ExtractiveReader Parameters

Learn how to customize TransformersSimiliartyRanker.

YAML Init Parameters

These are the parameters you can pass to this component in the pipeline YAML configuration:

Parameter

Type

Possible values

Description

model

Unionk:parameters]

Default: "deepset/roberta-base-squad2-distilled"

A Hugging Face transformers question answering model. Can either be a path to a folder containing the model files or an identifier of a model from Hugging Face.
Required.

device

ComponentDevice

Default: None

The device on which the model is loaded. If None, the default device is automatically selected.
Optional.

token

Secret

Default: Secret.from_env_var("HF_API_TOKEN", strict=False)

The API token used to download private models from Hugging Face.
Optional.

top_k

Integer

Default: 20

Number of answers to return per query.
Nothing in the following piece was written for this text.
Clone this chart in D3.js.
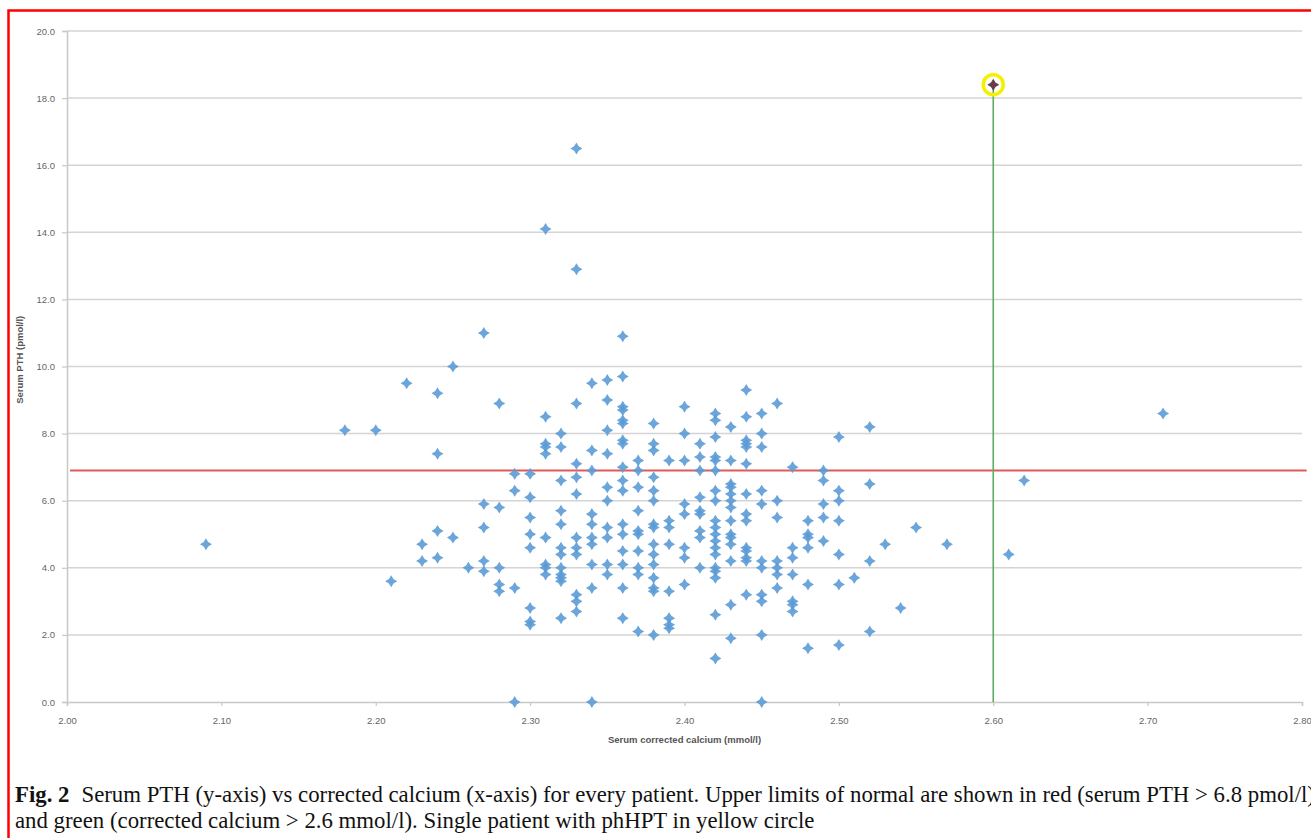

It is required even if score_threshold is set. An additional answer with no text is returned if no_answer is set to True (default).
Required.

score_threshold

Float

Default: None

Returns only answers with a probability score above this threshold. ExtractiveReader assigns a probability score to answers. This score ranges from 0 to 1. It indicates how well the answers match the query. A probability score close to 1 means the model has high confidence in the answer's relevance. Answers with the highest probability are listed first.
Optional.

max_seq_length

Integer

Default: 384

Maximum number of tokens of one input text for the model. If a sequence exceeds it, it's is split.
Required.

stride

Integer

Default: 128

Number of tokens that overlap when a sequence is split because it exceeds max_seq_length.
Required.

max_batch_size

Integer

Default: None

Maximum number of samples that are fed through the model at the same time.
Optional.

answers_per_seq

Integer

Default: None

Number of answer candidates to consider per sequence. This is relevant when a document was split into multiple sequences because of max_seq_length.
Optional.

no_answer

Boolean

True, False
Default: True

Whether to return an additional no answer with an empty text and a score representing the probability that the other top_k answers are incorrect. For example, if top_k: 4, the system returns four answers and an additional empty answer. Each returned answer has a probability score assigned. If the empty answer has a probability of 0.5, it means that's the probability that none of the returned answers is correct.
Required.

calibration_factor

Float

Default: 0.1

A factor used for calibrating probabilities.
Required.

overlap_threshold

Float

Default: 0.01

If set, removes duplicate answers if they have an overlap larger than the supplied threshold. If None, then all answers are kept.
Optional.

model_kwargs

Dictionary of string and any

Default: None

Additional keyword arguments passed to AutoModelForQuestionAnswering.from_pretrained when loading the model specified in model. For details on what kwargs you can pass, see the model's documentation.
Optional.


REST API Runtime Parameters

There are no runtime parameters you can pass to this component when making a request to the Search REST API endpoint.